> [TASK]: Where a line holds the word "chart", copy that line.

> [MATERIAL FOR THE TASK]:
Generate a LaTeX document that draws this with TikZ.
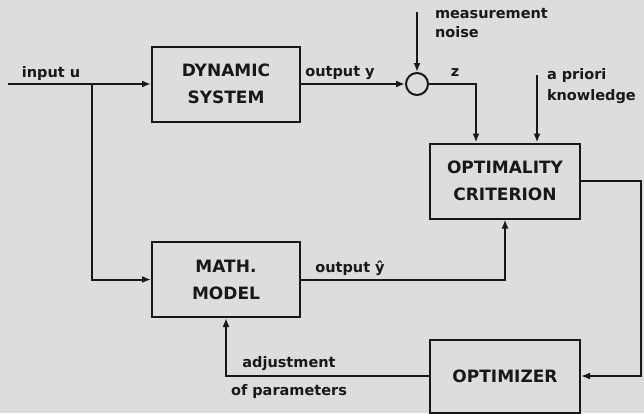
\documentclass[tikz,border=0pt]{standalone}
\usepackage{fontspec}
\setmainfont{DejaVu Sans}
\usetikzlibrary{arrows.meta}
\definecolor{paper}{RGB}{221,221,219}
\definecolor{ink}{RGB}{24,24,24}

\begin{document}
\begin{tikzpicture}[x=1pt, y=-1pt, line width=2pt,
    block/.style={draw=ink, line width=2pt, minimum width=148pt, minimum height=75pt,
      align=center, inner sep=0pt, text=ink, font=\fontsize{17}{27}\selectfont\bfseries},
    lbl/.style={inner sep=0pt, text=ink, font=\fontsize{14.5}{28}\selectfont\bfseries},
    sig/.style={draw=ink, -{Latex[length=9pt,width=7pt]}},
    wire/.style={draw=ink}]
        \fill[paper] (0,0) rectangle (644,413);
        \useasboundingbox (0,0) rectangle (644,413);
        % blocks
        \node[block] (dyn)  at (226,84)    {DYNAMIC\\SYSTEM};
        \node[block] (math) at (226,279.5) {MATH.\\MODEL};
        \node[block, minimum width=150pt] (crit) at (505,181) {OPTIMALITY\\CRITERION};
        \node[block, minimum width=150pt, minimum height=73pt] (opt) at (505,376) {OPTIMIZER};
        \node[draw=ink, circle, line width=2pt, minimum size=22pt, inner sep=0pt] (sum) at (417,84) {};
        % free ends
        \coordinate (in)      at (8,84);
        \coordinate (split)   at (92,84);
        \coordinate (noise)   at (417,12);
        \coordinate (apriori) at (537,75);
        \coordinate (ret)     at (641,181);
        % signals
        \draw[sig] (in) -- (dyn);
        \draw[sig] (split) |- (math);
        \draw[sig] (dyn) -- (sum);
        \draw[sig] (noise) -- (sum);
        \draw[sig] (sum) -| ([xshift=-29pt]crit.north);
        \draw[sig] (apriori) -- (apriori |- crit.north);
        \draw[sig] (math) -| (crit);
        \draw[sig] (crit) -- (ret) |- (opt);
        \draw[sig] (opt) -| (math);
        % labels
        \node[lbl] (inlbl)   at (51,73)   {input u};
        \node[lbl] (ylbl)    at (340,73)  {output y};
        \node[lbl] (zlbl)    at (455,73)  {z};
        \node[lbl, anchor=north west, align=left, font=\fontsize{14.5}{19}\selectfont\bfseries] (noiselbl) at (434,7) {measurement\\noise};
        \node[lbl, anchor=west, align=left, font=\fontsize{14.5}{21}\selectfont\bfseries] (aprlbl) at (546,86) {a priori\\knowledge};
        \node[lbl] (yhatlbl) at (350,268) {output ŷ};
        \node[lbl, align=center] (adjlbl) at (289,377) {adjustment\\of parameters};
\end{tikzpicture}
\end{document}
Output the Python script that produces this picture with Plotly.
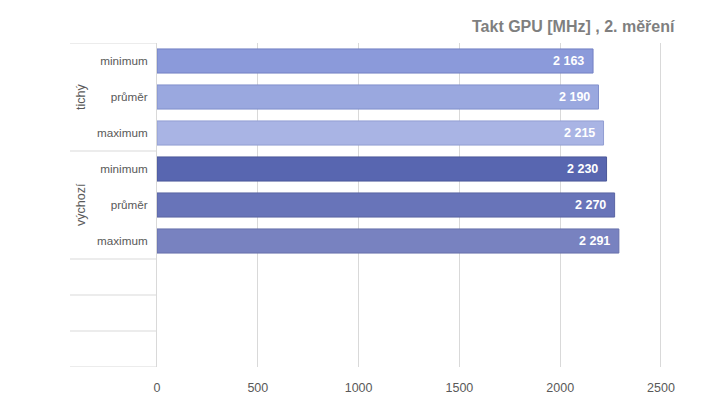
import plotly.graph_objects as go

groups = ["tichý", "výchozí"]
measures = ["minimum", "průměr", "maximum"]
values = [2163, 2190, 2215, 2230, 2270, 2291]
colors = ["#8b9ada", "#9aa8df", "#a9b4e4", "#5866b0", "#6874b9", "#7882c0"]
line_colors = ["#7381c4", "#8290cc", "#919dd2", "#4b5899", "#5a65a3", "#6670ab"]
n_rows = 9
xticks = [0, 500, 1000, 1500, 2000, 2500]

tick_labels = [m for g in groups for m in measures] + [""] * (n_rows - len(values))
ypos = list(range(len(values)))

def fmt(v):
    return f"{v:,}".replace(",", " ")

FONT = "Liberation Sans, Arial, sans-serif"
L, T, B = 157, 43, 38
W, H = 719, 407
x_max = 2505
px_per_unit = 504 / 2500
plot_w = x_max * px_per_unit
R = W - L - plot_w

fig = go.Figure()
fig.add_trace(go.Bar(
    y=ypos, x=values, orientation="h", width=0.67,
    marker=dict(color=colors, line=dict(color=line_colors, width=1)),
    hoverinfo="skip", showlegend=False,
))

for i, v in enumerate(values):
    fig.add_annotation(x=v, y=i, xref="x", yref="y", text=f"<b>{fmt(v)}</b>",
                       showarrow=False, xanchor="right", xshift=-7,
                       font=dict(family=FONT, size=12.5, color="white"))

# group labels
for gi, g in enumerate(groups):
    fig.add_annotation(x=-(L - 81) / plot_w, y=gi * 3 + 1, xref="paper", yref="y",
                       text=g, textangle=-90, showarrow=False, xanchor="center", yanchor="middle",
                       font=dict(family=FONT, size=12.5, color="#595959"))

# left separator lines
bounds = [-0.5, 2.5, 5.5, 6.5, 7.5, 8.5]
for b in bounds:
    fig.add_shape(type="line", xref="paper", yref="y", x0=-(L - 70) / plot_w, x1=0,
                  y0=b, y1=b, line=dict(color="#d9d9d9", width=1))

fig.add_annotation(x=(677 - L) / plot_w, y=1 + (T - 26) / (H - T - B), xref="paper", yref="paper",
                   text="<b>Takt GPU [MHz] , 2. měření</b>", showarrow=False, xanchor="right",
                   yanchor="middle",
                   font=dict(family=FONT, size=16, color="#7f7f7f"))

fig.update_layout(
    width=W, height=H,
    margin=dict(l=L, r=R, t=T, b=B, pad=0),
    plot_bgcolor="white", paper_bgcolor="white",
    xaxis=dict(range=[0, x_max], tickvals=xticks, ticktext=[str(t) for t in xticks],
               showgrid=True, gridcolor="#d9d9d9", gridwidth=1, zeroline=False,
               showline=False, ticks="outside", ticklen=9, tickcolor="rgba(0,0,0,0)",
               tickfont=dict(family=FONT, size=12.5, color="#595959")),
    yaxis=dict(range=[n_rows - 0.5, -0.5], tickvals=list(range(n_rows)), ticktext=tick_labels,
               showgrid=False, zeroline=False, showline=True, linecolor="#d9d9d9", linewidth=1,
               ticks="outside", ticklen=6, tickcolor="rgba(0,0,0,0)",
               tickfont=dict(family=FONT, size=11.7, color="#595959")),
)

fig.write_html("out.html")
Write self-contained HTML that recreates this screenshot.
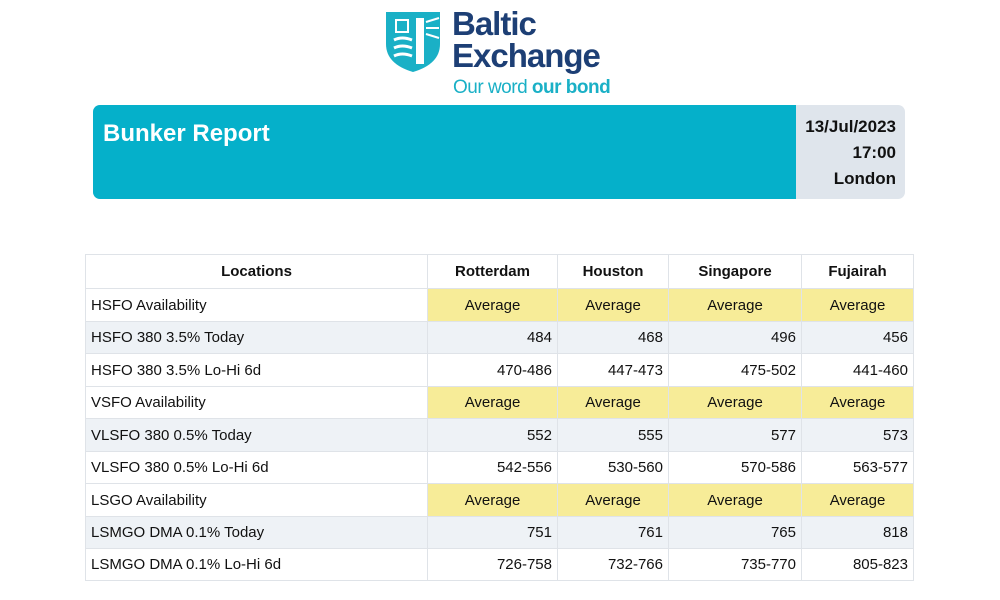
<!DOCTYPE html>
<html><head><meta charset="utf-8"><style>
body{margin:0;width:1000px;height:600px;background:#fff;font-family:"Liberation Sans",Arial,sans-serif;position:relative;overflow:hidden}
.abs{position:absolute}
table{position:absolute;left:85px;top:254px;border-collapse:collapse;font-size:15px;color:#111}
td,th{border:1px solid #dfe3e8;padding:0 5px;height:31px;box-sizing:border-box}
th{height:34px;font-weight:bold;text-align:center}
.y{background:#f7ec98;text-align:center}
.g td{background:#eef2f6}
.n{text-align:right}
</style></head><body>
<div class="abs" style="left:384px;top:10px;width:240px;height:90px">
<svg width="60" height="64" style="position:absolute;left:0;top:0">
<path d="M2 2 H56 V34 Q56 54 29 62 Q2 54 2 34 Z" fill="#1ab0c6"/>
<path d="M10 30 Q18 26 28 30 M10 38 Q18 34 28 38 M10 46 Q18 42 28 46" stroke="#fff" stroke-width="3" fill="none"/>
<rect x="32" y="8" width="8" height="46" fill="#fff"/>
<path d="M12 10 h12 v12 h-12z" fill="none" stroke="#fff" stroke-width="2"/>
<path d="M42 12 L55 8 M42 18 L55 18 M42 24 L55 28" stroke="#fff" stroke-width="2"/>
</svg>
<div class="abs" style="left:68px;top:-2px;font-size:33px;line-height:32px;color:#1d3f75;font-weight:bold;letter-spacing:-1px">Baltic<br>Exchange</div>
<div class="abs" style="left:69px;top:67px;font-size:19px;color:#1ab0c6;letter-spacing:-0.5px;white-space:nowrap">Our word <b>our bond</b></div>
</div>
<div class="abs" style="left:93px;top:105px;width:812px;height:94px;border-radius:7px;overflow:hidden;background:#dfe5ec">
<div class="abs" style="left:0;top:0;width:703px;height:94px;background:#05b0ca"></div>
<div class="abs" style="left:10px;top:15px;font-size:24px;font-weight:bold;color:#fff">Bunker Report</div>
<div class="abs" style="right:9px;top:9px;font-size:17px;font-weight:bold;color:#111;text-align:right;line-height:26px">13/Jul/2023<br>17:00<br>London</div>
</div>
<table>
<colgroup><col style="width:342px"><col style="width:130px"><col style="width:111px"><col style="width:133px"><col style="width:112px"></colgroup>
<tr><th>Locations</th><th>Rotterdam</th><th>Houston</th><th>Singapore</th><th>Fujairah</th></tr>
<tr style="height:33px"><td>HSFO Availability</td><td class="y">Average</td><td class="y">Average</td><td class="y">Average</td><td class="y">Average</td></tr>
<tr class="g" style="height:32px"><td>HSFO 380 3.5% Today</td><td class="n">484</td><td class="n">468</td><td class="n">496</td><td class="n">456</td></tr>
<tr style="height:33px"><td>HSFO 380 3.5% Lo-Hi 6d</td><td class="n">470-486</td><td class="n">447-473</td><td class="n">475-502</td><td class="n">441-460</td></tr>
<tr style="height:32px"><td>VSFO Availability</td><td class="y">Average</td><td class="y">Average</td><td class="y">Average</td><td class="y">Average</td></tr>
<tr class="g" style="height:33px"><td>VLSFO 380 0.5% Today</td><td class="n">552</td><td class="n">555</td><td class="n">577</td><td class="n">573</td></tr>
<tr style="height:32px"><td>VLSFO 380 0.5% Lo-Hi 6d</td><td class="n">542-556</td><td class="n">530-560</td><td class="n">570-586</td><td class="n">563-577</td></tr>
<tr style="height:33px"><td>LSGO Availability</td><td class="y">Average</td><td class="y">Average</td><td class="y">Average</td><td class="y">Average</td></tr>
<tr class="g" style="height:32px"><td>LSMGO DMA 0.1% Today</td><td class="n">751</td><td class="n">761</td><td class="n">765</td><td class="n">818</td></tr>
<tr style="height:32px"><td>LSMGO DMA 0.1% Lo-Hi 6d</td><td class="n">726-758</td><td class="n">732-766</td><td class="n">735-770</td><td class="n">805-823</td></tr>
</table>
</body></html>
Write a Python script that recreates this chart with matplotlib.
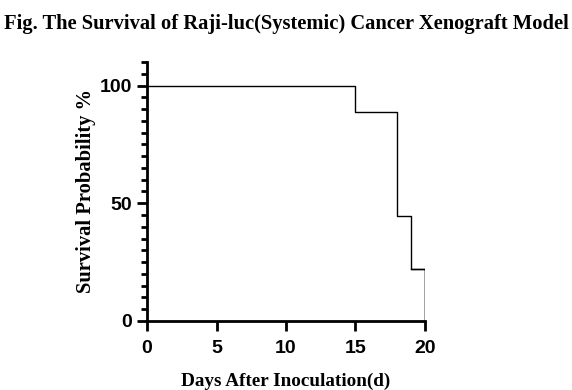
import matplotlib
matplotlib.use('Agg')
from matplotlib import pyplot
import matplotlib.ticker as ticker

days = [0, 15, 18, 19, 20]
survival = [100, 88.9, 44.4, 22.2, 0]

fig = pyplot.figure(figsize=(5.72, 3.90), dpi=100)
ax = fig.add_axes([0.257, 0.177, 0.486, 0.664])

# Kaplan-Meier style step curve
ax.step(days, survival, where='post', color='black', linewidth=1.0)
ax.plot([days[-2], days[-1]], [survival[-2], survival[-2]], color='black', linewidth=1.0)
ax.plot([days[-1], days[-1]], [survival[-2], survival[-1]], color='black', linewidth=1.0)

ax.set_xlim(0, 20)
ax.set_ylim(0, 110)
ax.spines['top'].set_visible(False)
ax.spines['right'].set_visible(False)
for s in ['left', 'bottom']:
    ax.spines[s].set_linewidth(2)

ax.xaxis.set_major_locator(ticker.MultipleLocator(5))
ax.yaxis.set_major_locator(ticker.FixedLocator([0, 50, 100]))
ax.yaxis.set_minor_locator(ticker.MultipleLocator(5))
ax.tick_params(which='major', length=7, width=2, direction='out')
ax.tick_params(which='minor', length=4, width=2, direction='out')
ax.tick_params(axis='x', which='minor', length=0)
ax.tick_params(axis='x', which='major', pad=7)

for lab in ax.get_xticklabels() + ax.get_yticklabels():
    lab.set_fontfamily('Liberation Sans')
    lab.set_fontweight('bold')
    lab.set_fontsize(14)

serif = {'family': 'Liberation Serif', 'weight': 'bold'}
ax.set_xlabel('Days After Inoculation(d)', fontdict=serif, fontsize=13.8, labelpad=11)
ax.set_ylabel('Survival Probability %', fontdict=serif, fontsize=14.8, labelpad=3)
fig.text(0.5, 0.938, 'Fig. The Survival of Raji-luc(Systemic) Cancer Xenograft Model',
         ha='center', va='center', fontfamily='Liberation Serif', fontweight='bold', fontsize=14.8)

fig.savefig('out.png')
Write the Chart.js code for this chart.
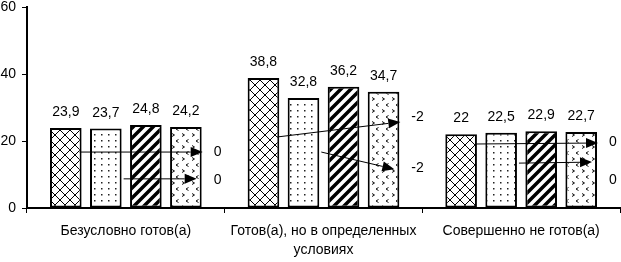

> [WRITTEN REPLY]:
Write a Python script that recreates this chart with matplotlib.
Write the Chart.js code for this chart.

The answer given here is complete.